Came across this
funny and touching short memoir of the time the LA Count Dracula Society screened the gay porn film
Gayracula (nws), and the poster ended up interviewing, and becoming friends with, the star, Tim Kramer.
Was at a delightful girls grammar school on Thursday--the girls were charming, and some very bright. (Also, the expression "hits like a girl" is getting very dated.) But they have "energy saving" lights, which took a bit of getting used to (you had to just touch the buttons to make them go off, but hold them down for a length of time for them to come on--which was fine, if you knew that). We have an "energy saving" hot water system, which wastes lots of water as you have to run it for quite a while before you get actual hot water. I used to amuse myself when I worked in the public service by considering how much expensive labour was wasted waiting for the photocopier to power back up to save cheap energy.
I had come to be strongly against approval systems (rather than just having explicit rules) before I moved out West, but living in the suburban wilds of the Hopper's Crossing area (where nothing is in walking distance), I am now viscerally against them. They patently fail to result in sensible outcomes, they discourage innovation, are an open invitation to corruption of various levels (even if it just making developers, etc major donors to political parties as they so need access to officials just as a matter of doing business) and they ensure that you only get big developers (since small operators cannot afford the uncertainties of delays in the approval process) who then game the system. So we can't get full speed internet in our less than 3 years old suburb, because the developer put in "
pair gain" lines. But I am sure it passed "approval".
Meanwhile, the suburbs have only a few access roads each, feeding into a few single carriageway roads that begin to clog up about 7am.
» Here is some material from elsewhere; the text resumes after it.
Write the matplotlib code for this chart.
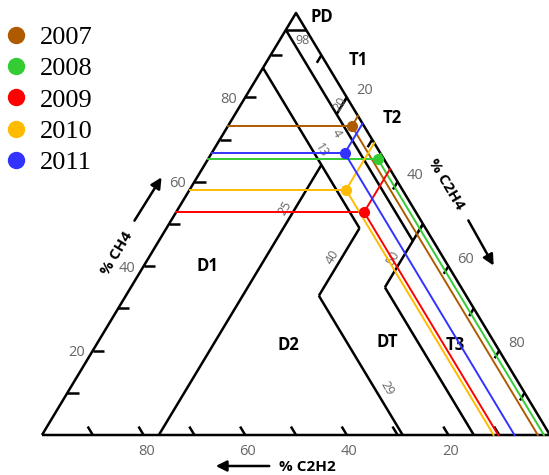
import matplotlib
matplotlib.use("Agg")
import matplotlib.pyplot as plt
from matplotlib.lines import Line2D

# Duval triangle samples, % of (CH4, C2H4, C2H2)
years = ["2007", "2008", "2009", "2010", "2011"]
colors = ["#b05a00", "#33cc33", "#ff0000", "#ffbb00", "#3333ff"]
ch4 = [73.2, 65.4, 52.8, 58.1, 66.8]
c2h4 = [24.4, 33.4, 37.0, 30.8, 26.2]
c2h2 = [2.4, 1.2, 10.2, 11.1, 7.0]

# zone boundary segments, end points as (CH4, C2H4)
zone_lines = [
    [(96, 0), (96, 4)],
    [(96, 0), (46, 50)],
    [(80, 20), (76, 20)],
    [(50, 50), (35, 50)],
    [(35, 50), (0, 85)],
    [(87, 0), (49, 38)],
    [(0, 23), (64, 23)],
    [(49, 38), (33, 38)],
    [(33, 38), (0, 71)],
]
tick_vals = [10, 20, 30, 40, 50, 60, 70, 80, 90]
label_vals = [20, 40, 60, 80]


def tern(a, b):
    # a = %CH4, b = %C2H4 -> cartesian
    return b + a / 2.0, a


def pix(x, y):
    return (x - 42) / 5.08, (435 - y) / 4.22


fig = plt.figure(figsize=(5.49, 4.75), dpi=100)
ax = fig.add_axes([0, 0, 1, 1])
ax.set_xlim(-42 / 5.08, 507 / 5.08)
ax.set_ylim(-40 / 4.22, 435 / 4.22)
ax.axis("off")

k = dict(color="black", lw=1.8, solid_capstyle="butt", zorder=2)

# outline
corners = [tern(0, 0), tern(100, 0), tern(0, 100), tern(0, 0)]
ax.plot([p[0] for p in corners], [p[1] for p in corners], **k)

for (p, q) in zone_lines:
    x1, y1 = tern(*p)
    x2, y2 = tern(*q)
    ax.plot([x1, x2], [y1, y2], **k)

# ticks
for v in tick_vals:
    x, y = tern(v, 0)
    ax.plot([x, x + 2.2], [y, y], **k)
    x, y = tern(100 - v, v)
    ax.plot([x, x - 0.9], [y, y - 1.8], **k)
    x, y = tern(0, 100 - v)
    ax.plot([x, x - 1.0], [y, y + 2.0], **k)

grey = "#666666"
lf = dict(color=grey, fontsize=10.5, family="Open Sans")
for v in label_vals:
    x, y = tern(v, 0)
    ax.text(x - 1.6, y - 0.5, str(v), ha="right", va="center", **lf)
    x, y = tern(100 - v, v)
    ax.text(x + 1.8, y + 1.6, str(v), ha="left", va="center", **lf)
    x, y = tern(0, 100 - v)
    ax.text(x + 0.5, y - 4.0, str(v), ha="center", va="center", **lf)

# boundary value labels
sf = dict(color=grey, fontsize=9, family="Open Sans", ha="center", va="center")
for txt, px, py, rot in [("98", 302, 41, 0), ("20", 340, 104, 59), ("4", 337, 133, -59),
                         ("13", 322, 150, -59), ("25", 285, 208, 59), ("40", 332, 257, 59),
                         ("50", 393, 258, 59), ("29", 387, 388, -59)]:
    ax.text(*pix(px, py), txt, rotation=rot, **sf)

# zone names
zf = dict(color="black", fontsize=12, fontweight="bold", family="Open Sans",
          ha="center", va="center")
for txt, px, py in [("PD", 322, 17), ("T1", 358, 60), ("T2", 392, 118), ("D1", 207, 266),
                    ("D2", 288, 345), ("DT", 387, 342), ("T3", 455, 345)]:
    ax.text(*pix(px, py), txt, **zf)

# axis titles and arrows
af = dict(color="black", fontsize=11, fontweight="bold", family="Open Sans",
          ha="center", va="center")
ax.text(*pix(117, 253), "% CH4", rotation=59, **af)
ax.text(*pix(446, 184), "% C2H4", rotation=-59, **af)
ax.text(*pix(307, 467), "% C2H2", **af)
arr = dict(arrowstyle="-|>", color="black", lw=1.8, mutation_scale=16)
for (x0, y0, x1, y1) in [(133, 223, 163, 175), (467, 218, 495, 268), (272, 466, 213, 466)]:
    ax.annotate("", xy=pix(x1, y1), xytext=pix(x0, y0), arrowprops=arr)

# sample points with their read-out lines
for i in range(len(years)):
    a, b, c = ch4[i], c2h4[i], c2h2[i]
    x, y = tern(a, b)
    xl, yl = tern(a, 0)
    xr, yr = tern(100 - b, b)
    xb, yb = tern(0, 100 - c)
    ax.plot([xl, x], [yl, y], color=colors[i], lw=1.4, zorder=3)
    ax.plot([x, xr], [y, yr], color=colors[i], lw=1.4, zorder=3)
    ax.plot([x, xb], [y, yb], color=colors[i], lw=1.4, zorder=3)
    ax.plot(x, y, "o", color=colors[i], ms=7, zorder=4)

handles = [Line2D([], [], ls="none", marker="o", ms=11.5, color=col) for col in colors]
fig.legend(handles, years, loc="upper left", bbox_to_anchor=(0.0, 1 - 20 / 475),
           frameon=False, prop={"family": "Liberation Serif", "size": 19},
           labelspacing=0.3, handlelength=0.8, handletextpad=0.5, borderpad=0.2,
           borderaxespad=0)

fig.savefig("out.png", dpi=100)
All "approved". But the land rationing the approval system supports drives up the value of "land approved for housing" and means government revenues are only very weakly connected to provision of infrastructure, which is also made much more expensive, leading to said infrastructure being systematically under-provided. Much of the point of having the government provide infrastructure is that it can capture via taxes the increased property values and commercial activity that a private provider can't. Now, not so much.
Then there is the whole "infrastructure is evil" thing: dams are evil, power stations are evil, freeways and tollways are evil, railways are evil (the Doncaster line did not get built because the Hamer Government folded when faced with resident complaints--I wonder if some of the same local activists are now agitating for a Doncaster line?), and so on. But suggesting we lower immigration--that's evil too. Oh, and suburban sprawl is evil, infill is evil. As a set of policy positions, it makes no sense. But if the point is to increase the value of existing inner city property values and to show one's moral "soundness" by accepting the entire, utterly incoherent, package, I suppose it works just fine.